4. The relevant facts in brief are that the appellants are a manufacturer of corrugated boxes falling under Sub-Heading 481912000 and they use duty paid kraft paper as inputs. The appellants were availing the benefit of Notification No. 8/2003 for the year 2006 07 and after exhausting the duty-free clearances paid duty and have taken credit of duty paid on the inputs. The appellants opted for the benefit of Notification No.8/2003 with effect from 1.4.2007. Taking the closing stock of kraft paper as on 31.3.2007 as 1,07,983 Kgs. (OB as on 1.4.06 3,54,14 kgs.; Receipt 6,90,759 kgs. and Issue 6,18,191 kgs.) the appellants reversed the credit of Rs.1,51,224/- on 27.4.2007. The officers of internal audit party visited the unit between 3.10.2007 and 5.10.2007 and found from the private records the closing stock of kraft paper as on 31.3.2007 as 3,87,282 kgs. (OB 35,414; Receipt 6,90,759 kgs. and Issue 3,38,892 kgs.) and accordingly held that the appellants were required to reverse credit/pay duty of Rs.4,79,391/- for opting to avail the exemption from 1.4.2007. The appellants produced a reconciliation statement on 9.11.2007 claiming that they have wrongly adopted the conversion ratios of input/final product in respect of various varieties of corrugated boxes and the closing balance should be actually 1,69,209 kgs. (OB 35,414; Receipt 6,90,759 kgs. and Issue 5,56,965 kgs.). According to the appellants the duty payable was only Rs.2,39,229/- which include a sum of Rs.1,51,224/- paid in April 2007. The original authority did not accept the reconciliation statement and confirmed the differential duty of Rs.2,40,162/- along with interest and imposed equal amount of penalty under Rule 15 of CENVAT Credit Rules, 2002. Commissioner (Appeals) has upheld the order of the original authority.
5. Learned counsel for the appellants submits that there is no dispute about the opening balance of kraft paper as on 1.4.2006 which is 35,415 kgs. and that there is no dispute about the quantity received by them during the year which is 6,90,759 kgs.
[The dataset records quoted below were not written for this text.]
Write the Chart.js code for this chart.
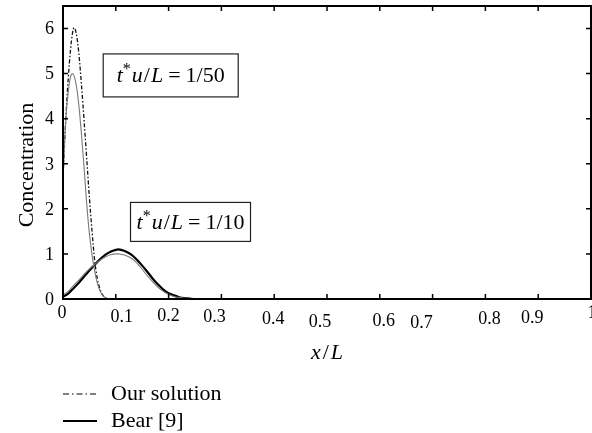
<!DOCTYPE html>
<html>
<head>
<meta charset="utf-8">
<script src="https://cdn.jsdelivr.net/npm/chart.js@4.4.1/dist/chart.umd.min.js"></script>
<style>
  html, body { margin: 0; padding: 0; background: #fff; }
  #wrap { width: 592px; height: 433px; }
</style>
</head>
<body>
<div id="wrap"><canvas id="grafico" width="592" height="433"></canvas></div>
<script>
// t*u/L = 1/50 curves
const xFast    = [0, 0.003, 0.006, 0.01, 0.014, 0.018, 0.021, 0.025, 0.03, 0.035, 0.04, 0.045, 0.05, 0.055, 0.06, 0.065, 0.07, 0.075, 0.08, 0.085, 0.09, 0.1, 0.15, 0.2, 0.3, 0.4, 0.5, 0.6, 0.7, 0.8, 0.9, 1];
const oursFast = [2.7, 3.45, 4.15, 4.9, 5.5, 5.9, 6.02, 5.9, 5.45, 4.75, 3.95, 3.1, 2.25, 1.5, 0.85, 0.45, 0.22, 0.09, 0.03, 0.01, 0, 0, 0, 0, 0, 0, 0, 0, 0, 0, 0, 0];
const bearFast = [2.6, 3.5, 4.1, 4.6, 4.92, 5.0, 4.95, 4.75, 4.3, 3.65, 2.9, 2.1, 1.45, 0.98, 0.62, 0.35, 0.18, 0.08, 0.03, 0.01, 0, 0, 0, 0, 0, 0, 0, 0, 0, 0, 0, 0];

// t*u/L = 1/10 curves
const xSlow    = [0, 0.01, 0.02, 0.03, 0.04, 0.05, 0.06, 0.07, 0.08, 0.09, 0.1, 0.105, 0.11, 0.12, 0.13, 0.14, 0.15, 0.16, 0.17, 0.18, 0.19, 0.2, 0.21, 0.22, 0.23, 0.24, 0.25, 0.3, 0.4, 0.5, 0.6, 0.7, 0.8, 0.9, 1];
const oursSlow = [0.05, 0.12, 0.24, 0.36, 0.5, 0.63, 0.76, 0.88, 0.98, 1.05, 1.09, 1.1, 1.09, 1.05, 0.98, 0.87, 0.74, 0.6, 0.45, 0.32, 0.21, 0.13, 0.08, 0.04, 0.02, 0.01, 0, 0, 0, 0, 0, 0, 0, 0, 0];
const bearSlow = [0.09, 0.17, 0.3, 0.42, 0.55, 0.67, 0.77, 0.86, 0.93, 0.98, 1.0, 1.0, 0.99, 0.96, 0.9, 0.8, 0.66, 0.51, 0.38, 0.26, 0.17, 0.1, 0.055, 0.03, 0.015, 0.005, 0, 0, 0, 0, 0, 0, 0, 0, 0];

const xTicks      = [0, 0.1, 0.2, 0.3, 0.4, 0.5, 0.6, 0.7, 0.8, 0.9, 1];
const xTickLabels = ['0', '0.1', '0.2', '0.3', '0.4', '0.5', '0.6', '0.7', '0.8', '0.9', '1'];
const yTicks      = [0, 1, 2, 3, 4, 5, 6];
const yTickLabels = ['0', '1', '2', '3', '4', '5', '6'];
const seriesNames = ['Our solution', 'Bear [9]'];
const boxLabels   = ['1/50', '1/10'];

// the labels in the original figure sit a bit unevenly under the axis
const xLabelNudge = [[-1, 14], [6, 18], [0, 17], [-7, 18], [-1, 20], [-7, 23], [4, 22], [-11, 24], [4, 20], [-6, 19], [1, 14]];

const SERIF = '"Liberation Serif", "DejaVu Serif", serif';
const toPts = (xs, ys) => xs.map((x, i) => ({ x, y: ys[i] }));

function mathParts(rhs) {
    return [
        { t: 't', it: true }, { t: '*', sup: true, gap: 1 }, { t: 'u', it: true, gap: 1 }, { t: '/', gap: 1 },
        { t: 'L', it: true, gap: 5 }, { t: '=', gap: 5 }, { t: rhs }
    ];
}

function drawMath(ctx, parts, cx, cy, size) {
    const fontOf = p => (p.it ? 'italic ' : '') + (p.sup ? Math.round(size * 0.72) : size) + 'px ' + SERIF;
    const widths = parts.map(p => { ctx.font = fontOf(p); return ctx.measureText(p.t).width + (p.gap || 0); });
    const total = widths.reduce((a, b) => a + b, 0);
    let x = cx - total / 2;
    ctx.textAlign = 'left';
    ctx.textBaseline = 'middle';
    parts.forEach((p, i) => {
        ctx.font = fontOf(p);
        ctx.fillText(p.t, x, p.sup ? cy - size * 0.28 : cy);
        x += widths[i];
    });
    return total;
}

const framePlugin = {
    id: 'frame',
    afterDraw(chart) {
        const { ctx, chartArea: a, scales: { x, y } } = chart;
        ctx.save();
        ctx.strokeStyle = '#000';
        ctx.fillStyle = '#000';

        // box round the plot
        ctx.lineWidth = 2;
        ctx.strokeRect(a.left, a.top, a.right - a.left, a.bottom - a.top);

        // inward ticks on all four sides
        ctx.lineWidth = 1.5;
        ctx.beginPath();
        xTicks.forEach(v => {
            const px = x.getPixelForValue(v);
            ctx.moveTo(px, a.bottom); ctx.lineTo(px, a.bottom - 5);
            ctx.moveTo(px, a.top); ctx.lineTo(px, a.top + 5);
        });
        yTicks.forEach(v => {
            const py = y.getPixelForValue(v);
            ctx.moveTo(a.left, py); ctx.lineTo(a.left + 5, py);
            ctx.moveTo(a.right, py); ctx.lineTo(a.right - 5, py);
        });
        ctx.stroke();

        // tick labels
        ctx.font = '18px ' + SERIF;
        ctx.textAlign = 'center';
        ctx.textBaseline = 'middle';
        xTicks.forEach((v, i) => {
            const [dx, dy] = xLabelNudge[i];
            ctx.fillText(xTickLabels[i], x.getPixelForValue(v) + dx, a.bottom + dy);
        });
        ctx.textAlign = 'right';
        yTicks.forEach((v, i) => ctx.fillText(yTickLabels[i], a.left - 9, y.getPixelForValue(v) + 1));

        // axis titles
        ctx.save();
        ctx.translate(27, 165);
        ctx.rotate(-Math.PI / 2);
        ctx.font = '22px ' + SERIF;
        ctx.textAlign = 'center';
        ctx.fillText('Concentration', 0, 0);
        ctx.restore();
        drawMath(ctx, [{ t: 'x', it: true, gap: 2 }, { t: '/', gap: 2 }, { t: 'L', it: true }], (a.left + a.right) / 2, 353, 22);

        // boxed labels
        const boxes = [
            { cx: x.getPixelForValue(0.204), cy: y.getPixelForValue(4.96), w: 135, h: 43 },
            { cx: x.getPixelForValue(0.2415), cy: y.getPixelForValue(1.71), w: 120, h: 39 }
        ];
        boxes.forEach((b, i) => {
            ctx.fillStyle = '#fff';
            ctx.fillRect(b.cx - b.w / 2, b.cy - b.h / 2, b.w, b.h);
            ctx.strokeStyle = '#222';
            ctx.lineWidth = 1.2;
            ctx.strokeRect(b.cx - b.w / 2, b.cy - b.h / 2, b.w, b.h);
            ctx.fillStyle = '#000';
            drawMath(ctx, mathParts(boxLabels[i]), b.cx, b.cy + 1, 22);
        });

        // legend under the axis
        const styles = [chart.data.datasets[3], chart.data.datasets[2]];
        styles.forEach((ds, i) => {
            const ly = 394 + i * 27;
            ctx.strokeStyle = '#000';
            ctx.lineWidth = i === 0 ? 1.2 : 2;
            ctx.setLineDash(i === 0 ? [6, 3, 1.5, 3] : []);
            ctx.beginPath();
            ctx.moveTo(a.left, ly); ctx.lineTo(a.left + 34, ly);
            ctx.stroke();
            ctx.setLineDash([]);
            ctx.font = '22px ' + SERIF;
            ctx.textAlign = 'left';
            ctx.textBaseline = 'middle';
            ctx.fillText(seriesNames[i], a.left + 48, ly);
        });
        ctx.restore();
    }
};

const ctx = document.getElementById('grafico').getContext('2d');
new Chart(ctx, {
    type: 'line',
    data: {
        datasets: [
            { label: 'Bear 1/50', data: toPts(xFast, bearFast), borderColor: '#7a7a7a', borderWidth: 1.1 },
            { label: 'Bear 1/10', data: toPts(xSlow, bearSlow), borderColor: '#7a7a7a', borderWidth: 1.1 },
            { label: 'Our 1/10', data: toPts(xSlow, oursSlow), borderColor: '#000', borderWidth: 2.2 },
            { label: 'Our 1/50', data: toPts(xFast, oursFast), borderColor: '#111', borderWidth: 1.3, borderDash: [4, 2, 1.5, 2] }
        ]
    },
    options: {
        responsive: false,
        animation: false,
        cubicInterpolationMode: 'monotone',
        elements: { point: { radius: 0 } },
        layout: { padding: { left: 63, right: 1, top: 6, bottom: 134 } },
        scales: {
            x: { type: 'linear', min: 0, max: 1, display: false },
            y: { min: 0, max: 6.5, display: false }
        },
        plugins: { legend: { display: false }, tooltip: { enabled: false } }
    },
    plugins: [framePlugin]
});
</script>
</body>
</html>
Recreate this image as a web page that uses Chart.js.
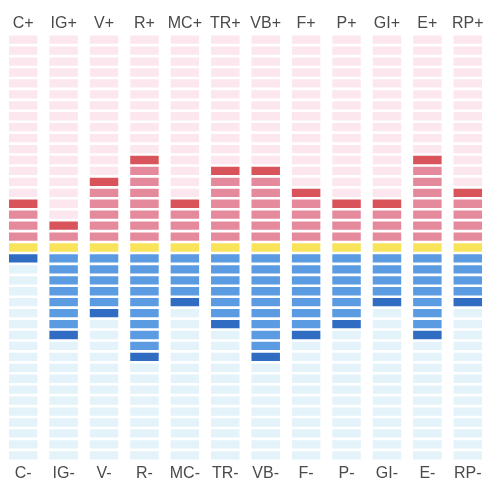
<!DOCTYPE html>
<html>
<head>
<meta charset="utf-8">
<script src="https://cdn.jsdelivr.net/npm/chart.js@4.4.0/dist/chart.umd.min.js"></script>
<style>
  html, body { margin: 0; padding: 0; background: #ffffff; overflow: hidden; }
  #wrap { position: relative; width: 490px; height: 496px; }
</style>
</head>
<body>
<div id="wrap"><canvas id="c"></canvas></div>
<script>
const topLabels = ['C+','IG+','V+','R+','MC+','TR+','VB+','F+','P+','GI+','E+','RP+'];
const bottomLabels = ['C-','IG-','V-','R-','MC-','TR-','VB-','F-','P-','GI-','E-','RP-'];
const plusValues = [4, 2, 6, 8, 4, 7, 7, 5, 4, 4, 8, 5];
const minusValues = [1, 8, 6, 10, 5, 7, 10, 8, 7, 5, 8, 5];
const levels = 19;

const COLORS = {
  pinkBg: '#fde7ee', pink: '#e58a9d', red: '#d9545a',
  yellow: '#f8e35a',
  blueBg: '#e3f3f9', blue: '#5b9be1', darkBlue: '#2f6cc2'
};
const half = 0.38;

function colorFor(k, i) {
  if (k === 0) return COLORS.yellow;
  if (k > 0) {
    const v = plusValues[i];
    if (k < v) return COLORS.pink;
    if (k === v) return COLORS.red;
    return COLORS.pinkBg;
  }
  const m = -k, v = minusValues[i];
  if (m < v) return COLORS.blue;
  if (m === v) return COLORS.darkBlue;
  return COLORS.blueBg;
}

const datasets = [];
for (let k = levels; k >= -levels; k--) {
  datasets.push({
    label: 'L' + k,
    data: bottomLabels.map(() => [k - half, k + half]),
    backgroundColor: bottomLabels.map((_, i) => colorFor(k, i)),
    borderWidth: 0,
    grouped: false,
    barPercentage: 0.705,
    categoryPercentage: 1.0,
    xAxisID: 'x'
  });
}

const font = { family: '"Liberation Sans", Arial, sans-serif', size: 16 };

new Chart(document.getElementById('c'), {
  type: 'bar',
  data: { labels: bottomLabels, datasets },
  options: {
    responsive: true,
    maintainAspectRatio: false,
    animation: false,
    layout: { padding: { top: 13, bottom: 10, left: 3, right: 2 } },
    plugins: { legend: { display: false }, tooltip: { enabled: false } },
    scales: {
      x: {
        type: 'category',
        position: 'bottom',
        grid: { display: false, drawTicks: false },
        border: { display: false },
        ticks: { color: '#4a4a4a', font, padding: 3, maxRotation: 0, autoSkip: false }
      },
      x2: {
        type: 'category',
        position: 'top',
        labels: topLabels,
        grid: { display: false, drawTicks: false },
        border: { display: false },
        ticks: { color: '#4a4a4a', font, padding: 1, maxRotation: 0, autoSkip: false }
      },
      y: {
        min: -levels - 0.5,
        max: levels + 0.5,
        display: false
      }
    }
  }
});
</script>
</body>
</html>
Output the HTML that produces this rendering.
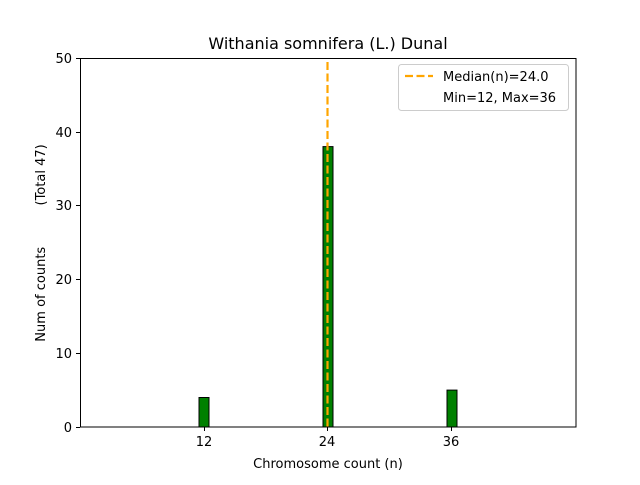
<!DOCTYPE html>
<html><head><style>body{margin:0;background:#fff}svg text{font-family:"DejaVu Sans","Liberation Sans",sans-serif}</style></head><body>
<svg width="640" height="480" xmlns="http://www.w3.org/2000/svg">
<rect width="640" height="480" fill="#fff"/>
<line x1="110" y1="427" x2="488" y2="427" stroke="#000" stroke-width="1"/>
<rect x="199" y="397.5" width="10" height="29.5" fill="green" stroke="#000" stroke-width="1"/>
<rect x="323" y="146.6" width="10" height="280.4" fill="green" stroke="#000" stroke-width="1"/>
<rect x="447" y="390.1" width="10" height="36.9" fill="green" stroke="#000" stroke-width="1"/>
<line x1="327.5" y1="62" x2="327.5" y2="427" stroke="orange" stroke-width="2.2" stroke-dasharray="8,3.5"/>
<rect x="80.5" y="58.5" width="495.5" height="368.5" fill="none" stroke="#000" stroke-width="1"/>
<g stroke="#000" stroke-width="1">
<line x1="204.5" y1="427" x2="204.5" y2="431"/><line x1="327.5" y1="427" x2="327.5" y2="431"/><line x1="451.5" y1="427" x2="451.5" y2="431"/>
<line x1="76" y1="427.5" x2="80" y2="427.5"/><line x1="76" y1="353.5" x2="80" y2="353.5"/><line x1="76" y1="279.5" x2="80" y2="279.5"/><line x1="76" y1="205.5" x2="80" y2="205.5"/><line x1="76" y1="132.5" x2="80" y2="132.5"/><line x1="76" y1="58.5" x2="80" y2="58.5"/>
</g>
<g font-size="13" fill="#000">
<text x="204" y="446" text-anchor="middle">12</text><text x="327" y="446" text-anchor="middle">24</text><text x="451" y="446" text-anchor="middle">36</text>
<g text-anchor="end"><text x="72" y="432">0</text><text x="72" y="358">10</text><text x="72" y="284">20</text><text x="72" y="210">30</text><text x="72" y="137">40</text><text x="72" y="63">50</text></g>
<text x="328" y="468" text-anchor="middle">Chromosome count (n)</text>
<text transform="translate(45,243) rotate(-90)" text-anchor="middle" style="white-space:pre" xml:space="preserve">Num of counts          (Total 47)</text>
<text x="328" y="49" text-anchor="middle" font-size="16">Withania somnifera (L.) Dunal</text>
</g>
<rect x="398.5" y="64.5" width="170" height="46" rx="3" fill="#fff" stroke="#ccc"/>
<line x1="405" y1="76" x2="433" y2="76" stroke="orange" stroke-width="2.2" stroke-dasharray="8,3.5"/>
<text x="443" y="81" font-size="13">Median(n)=24.0</text>
<text x="443" y="102" font-size="13">Min=12, Max=36</text>
</svg></body></html>
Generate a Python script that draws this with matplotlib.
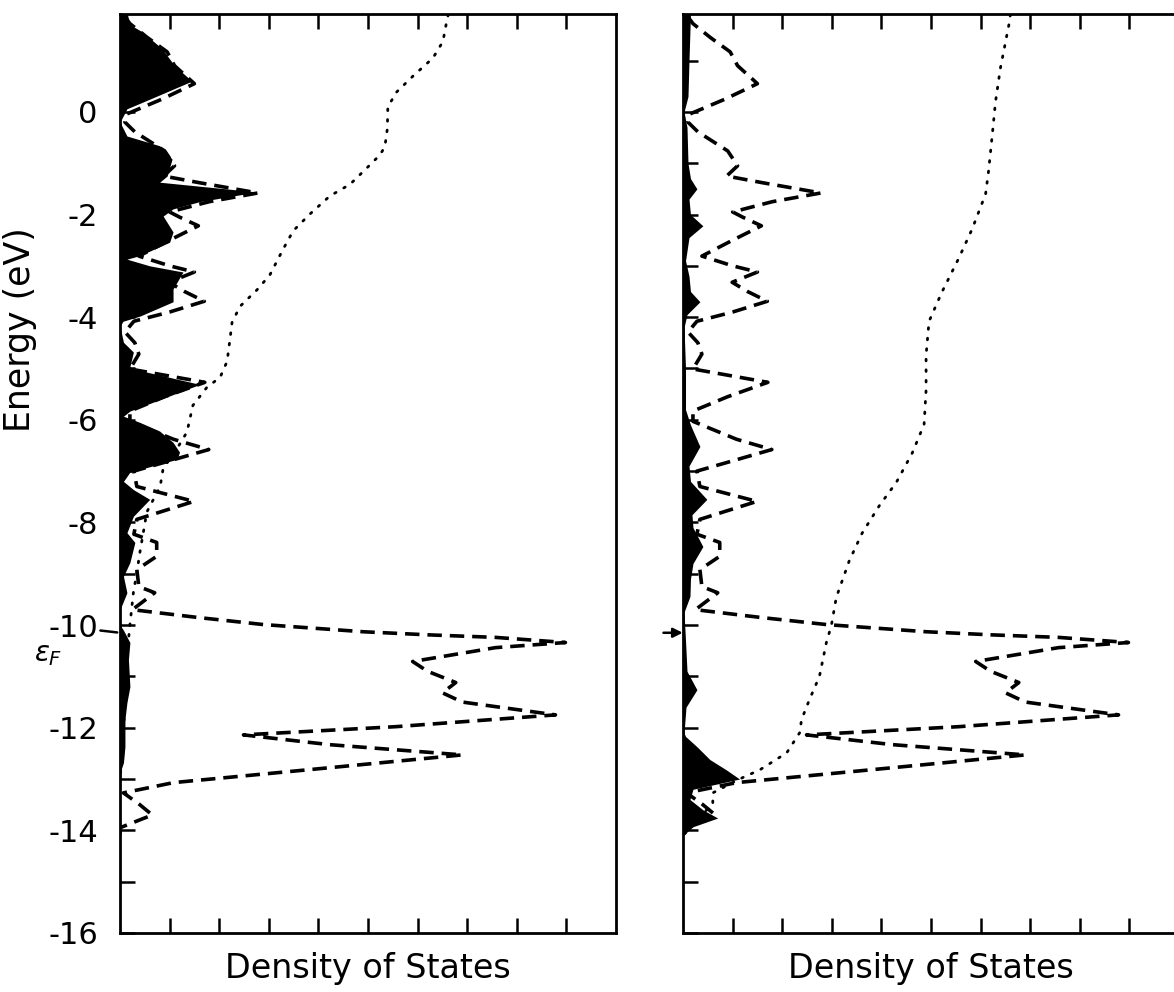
import numpy as np
import matplotlib
matplotlib.use("Agg")
import matplotlib.pyplot as plt

# energy (eV) / DOS pairs, top to bottom
total_E = [1.85, 1.72, 1.45, 1.17, 0.9, 0.55, 0.25, -0.04, -0.2, -0.39, -0.76, -1.05,
           -1.25, -1.38, -1.58, -1.75, -1.95, -2.05, -2.22, -2.5, -2.81, -3.0, -3.12,
           -3.32, -3.5, -3.69, -3.9, -4.08, -4.29, -4.5, -4.72, -5.01, -5.27, -5.55,
           -5.83, -6.03, -6.38, -6.58, -6.8, -7.0, -7.3, -7.59, -7.94, -8.23, -8.39,
           -8.66, -8.92, -9.25, -9.37, -9.7, -9.85, -9.99, -10.13, -10.19, -10.24,
           -10.34, -10.44, -10.71, -10.9, -11.12, -11.32, -11.5, -11.75, -11.98,
           -12.14, -12.33, -12.53, -12.78, -13.07, -13.27, -13.5, -13.7, -13.95, -14.2]
total_dos = [0.1, 0.2, 0.55, 0.95, 1.1, 1.5, 0.85, 0.14, 0.1, 0.3, 0.9, 1.1,
             0.88, 1.6, 2.78, 1.8, 1.0, 1.2, 1.58, 1.0, 0.38, 1.0, 1.5,
             0.99, 1.3, 1.7, 1.0, 0.28, 0.1, 0.3, 0.38, 0.2, 1.71, 0.9,
             0.2, 0.2, 1.08, 1.79, 1.0, 0.28, 0.34, 1.49, 0.34, 0.28, 0.74,
             0.74, 0.34, 0.38, 0.7, 0.25, 1.55, 2.89, 4.9, 6.2, 7.57,
             8.98, 7.57, 5.9, 6.2, 6.77, 6.5, 6.9, 8.78, 5.56,
             2.49, 4.22, 6.9, 4.22, 1.08, 0.07, 0.4, 0.65, 0.0, 0.0]

left_E = [1.9, 1.7, 1.56, 1.23, 0.9, 0.6, 0.31, 0.06, -0.2, -0.47, -0.66, -0.92, -1.25,
          -1.37, -1.56, -1.75, -1.89, -2.03, -2.34, -2.54, -2.8, -2.87, -3.0, -3.12,
          -3.45, -3.7, -3.98, -4.08, -4.18, -4.49, -4.68, -4.96, -5.01, -5.31, -5.83,
          -5.93, -6.05, -6.22, -6.44, -6.63, -6.77, -7.02, -7.2, -7.36, -7.55, -7.88,
          -8.2, -8.39, -8.78, -9.05, -9.37, -9.7, -10.0, -10.1, -10.34, -10.67, -11.2,
          -11.51, -11.84, -12.37, -12.68, -12.88, -16.0]
left_pdos = [0.15, 0.2, 0.45, 0.85, 1.1, 1.45, 0.75, 0.14, 0.0, 0.14, 0.8, 1.05, 0.95,
             0.8, 2.76, 1.6, 1.07, 0.87, 1.07, 1.0, 0.4, 0.14, 0.6, 1.27,
             1.07, 1.07, 0.4, 0.06, 0.0, 0.07, 0.27, 0.2, 0.27, 1.61, 0.2,
             0.07, 0.4, 0.8, 1.07, 1.2, 1.15, 0.2, 0.07, 0.27, 0.6, 0.27,
             0.14, 0.3, 0.2, 0.07, 0.14, 0.0, 0.0, 0.07, 0.2, 0.17, 0.2,
             0.14, 0.1, 0.1, 0.07, 0.0, 0.0]

right_E = [1.9, 1.0, 0.3, 0.0, -0.3, -1.0, -1.3, -1.5, -1.7, -2.0, -2.22, -2.45, -2.9,
           -3.2, -3.5, -3.7, -3.95, -4.2, -5.0, -5.8, -6.1, -6.52, -6.9, -7.2, -7.55,
           -7.85, -8.1, -8.47, -8.8, -9.1, -9.44, -9.75, -10.3, -10.9, -11.26, -11.6,
           -12.1, -12.17, -12.37, -12.62, -12.82, -13.0, -13.2, -13.4, -13.6, -13.76,
           -13.93, -14.1, -16.0]
right_pdos = [0.15, 0.12, 0.1, 0.02, 0.08, 0.1, 0.15, 0.28, 0.12, 0.15, 0.4, 0.12, 0.05,
              0.12, 0.15, 0.34, 0.08, 0.02, 0.05, 0.05, 0.15, 0.34, 0.12, 0.15, 0.48,
              0.18, 0.2, 0.4, 0.2, 0.15, 0.14, 0.02, 0.05, 0.08, 0.28, 0.06,
              0.02, 0.05, 0.28, 0.54, 0.87, 1.14, 0.2, 0.14, 0.4, 0.7,
              0.2, 0.0, 0.0]

left_int_E = [1.9, 1.78, 1.37, 1.05, 0.7, 0.39, 0.1, -0.33, -0.68, -0.84, -1.09, -1.41,
              -1.64, -1.99, -2.32, -2.71, -3.18, -3.47, -3.79, -4.1, -4.41, -4.86, -5.17,
              -5.37, -5.72, -6.24, -6.56, -6.95, -7.3, -7.8, -8.2, -8.59, -8.98, -9.37,
              -10.0, -10.5, -11.5, -12.5, -13.0]
left_int = [6.62, 6.59, 6.51, 6.31, 5.91, 5.58, 5.4, 5.39, 5.34, 5.24, 4.98, 4.64,
            4.23, 3.83, 3.49, 3.27, 3.02, 2.76, 2.42, 2.26, 2.22, 2.16, 2.02,
            1.75, 1.47, 1.35, 1.15, 0.87, 0.81, 0.54, 0.47, 0.4, 0.34, 0.27,
            0.2, 0.15, 0.1, 0.05, 0.0]

right_int_E = [1.9, 1.7, 0.86, 0.2, -0.49, -1.15, -1.6, -2.28, -2.85, -3.51, -4.08, -4.74,
               -5.42, -6.09, -6.65, -7.22, -7.67, -8.21, -8.75, -9.46, -10.01, -10.34,
               -11.0, -11.45, -11.84, -12.1, -12.49, -12.82, -13.0, -13.27, -13.46,
               -13.8, -14.1]
right_int = [6.6, 6.57, 6.4, 6.3, 6.23, 6.16, 6.1, 5.83, 5.56, 5.22, 4.96, 4.9,
             4.9, 4.86, 4.62, 4.3, 3.96, 3.61, 3.35, 3.09, 2.99, 2.89,
             2.75, 2.55, 2.39, 2.35, 2.09, 1.55, 1.14, 0.6, 0.6,
             0.3, 0.0]

e_fermi = -10.15
y_major = [-16, -14, -12, -10, -8, -6, -4, -2, 0]
y_labels = ["-16", "-14", "-12", "-10", "-8", "-6", "-4", "-2", "0"]

fig = plt.figure(figsize=(11.74, 9.92), dpi=100)
ax1 = fig.add_axes([0.1022, 0.0595, 0.4225, 0.926])
ax2 = fig.add_axes([0.5818, 0.0595, 0.4225, 0.926])

dash = (0, (4, 2.2))
dots = (0, (0.6, 3.2))

panels = [(ax1, left_E, left_pdos, left_int_E, left_int),
          (ax2, right_E, right_pdos, right_int_E, right_int)]
for ax, pE, pdos, iE, idos in panels:
    ax.plot(total_dos, total_E, color="black", lw=2.6, ls=dash, zorder=2)
    ax.fill_betweenx(pE, 0, pdos, color="black", lw=0, zorder=3)
    ax.plot(idos, iE, color="black", lw=2.0, ls=dots, dash_capstyle="round", zorder=2)

    ax.set_xlim(0, 10)
    ax.set_ylim(-16, 1.9)
    ax.set_xticks(np.arange(1, 10))
    ax.set_xticklabels([])
    ax.set_yticks(y_major)
    ax.set_yticks(np.arange(-15, 2, 2), minor=True)
    ax.tick_params(axis="both", which="both", direction="in", length=11, width=1.8,
                   top=True, right=False)
    for s in ax.spines.values():
        s.set_linewidth(2.0)
    ax.set_xlabel("Density of States", fontsize=24, labelpad=10)

ax1.set_yticklabels(y_labels, fontsize=22)
ax1.tick_params(axis="y", which="major", pad=16)
ax2.set_yticklabels([])

fig.text(0.017, 0.668, "Energy (eV)", rotation=90, fontsize=25, ha="center", va="center")

# Fermi level markers
ax1.annotate("", xy=(0, e_fermi), xytext=(-0.45, e_fermi + 0.05),
             arrowprops=dict(arrowstyle="-", lw=1.8, color="black"),
             annotation_clip=False)
ax1.text(-1.45, e_fermi - 0.42, r"$\epsilon_F$", fontsize=20, ha="center", va="center")
ax2.annotate("", xy=(0.05, e_fermi), xytext=(-0.45, e_fermi),
             arrowprops=dict(arrowstyle="-|>", lw=1.8, color="black", mutation_scale=14),
             annotation_clip=False)

fig.savefig("out.png", dpi=100)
The dispute relates to the actual quantity issued for consumption. He fairly concedes that the closing balance which they adopted for paying duty at the time of opting for exemption is not correct. However, he submits that the tally sheet found by the audit officers was an erroneous document prepared based on incorrect conversion ratios. The department has not sought any clarification from any officers on the said tally sheets. The department has brushed aside the reconciliation statement given by them on 9.11.2007. Therefore, he seeks setting aside the differential duty and the penalty imposed. He also submits that if the quantity of closing balance of kraft paper as adopted by the department is to be accepted, it would mean that the production/clearance figures must be on the lower side. The department has not chosen to verify and rebut the conversion ratios adopted by them in preparing the reconciliation statement and the same has been dismissed as an after thought. Alternatively, learned counsel submits that in the absence of any evidence of clandestine removal of inputs the sustaining of penalty equal to duty demanded is not justified and the same should be set aside.
6. Learned SDR strongly supports the order of the lower authorities. He submits that the appellants have procured the duty paid inputs and taken credit of the same. They are under obligation to account for the inputs on which credit has been taken. Admittedly, the appellants have not maintained the proper records as they themselves are revising the figures adopted by them in April 2007. Their method of ascertaining the stock of inputs based on the quantum of final products and alleged conversion ratios is not an acceptable method. The tally sheet was recovered from their premises which indicate the closing balance and the original authority has correctly adopted the same and demanded the differential duty which has been upheld by the Commissioner (Appeals).
7. I have carefully considered the submissions from both sides and perused the records. I find that there is no dispute relating to the opening balance of kraft paper as on 1.4.2006 and also the quantity of kraft paper procured by the appellants during the entire year which is 6,90,759 kgs. The perusal of accounts maintained in the tally print out indicates quantity of inputs received and issue month wise. The figures given are obviously not approximate. For example it shows 45,701 kgs. as issued in July 2006 and 28,843 Kgs. as issued during the month of November 2006 etc. The claim on behalf of the appellants that they are working out the quantum of kraft paper issued based on final products obtained by them does not deserve to be considered. It is not their case that they are not receiving specific quantity of various varieties of kraft paper from their buyers and the same stands accounted by them correct to a kilogram as receipts in their records. The claim that they were not issuing specific and known quantity for production appears to be an after thought requiring them to work out the quantity issued backwards from the quantity of final products manufactured. I hope that they are not following this method even now! As the appellants have received duty paid inputs and taken credit, they are under strict obligation to account for use of the input so received for the intended purpose. Any failures to account for the same results in an obligation to reverse the credit involved or pay equal amount as duty. The explanation given regarding the figures mentioned in the tally sheet being not authentic is not acceptable. The reliance placed by the department on this figures for demand of duty cannot be faulted. Therefore, the demand of duty and interest deserves to be upheld.
8. However, every shortage which is not accounted cannot be presumed to be a case of clandestine removal in the absence of any evidence corroborating the same. In the present case, on perusal of the Show Cause Notice it is found that no such evidence about clandestine removal is being relied upon. Therefore, the penalty equal to the duty demand confirmed may not be warranted.
9. In view of the above, the appeal is disposed of as follows:-
(a) The differential duty demand of Rs.2,40,162/- along with interest is upheld.
(b) The penalty imposed is reduced from Rs.2,40,162/- to Rs.50,000/- (Rupees fifty thousand only).
(Dictated and pronounced in open court) (M. VEERAIYAN) Technical Member Rex ??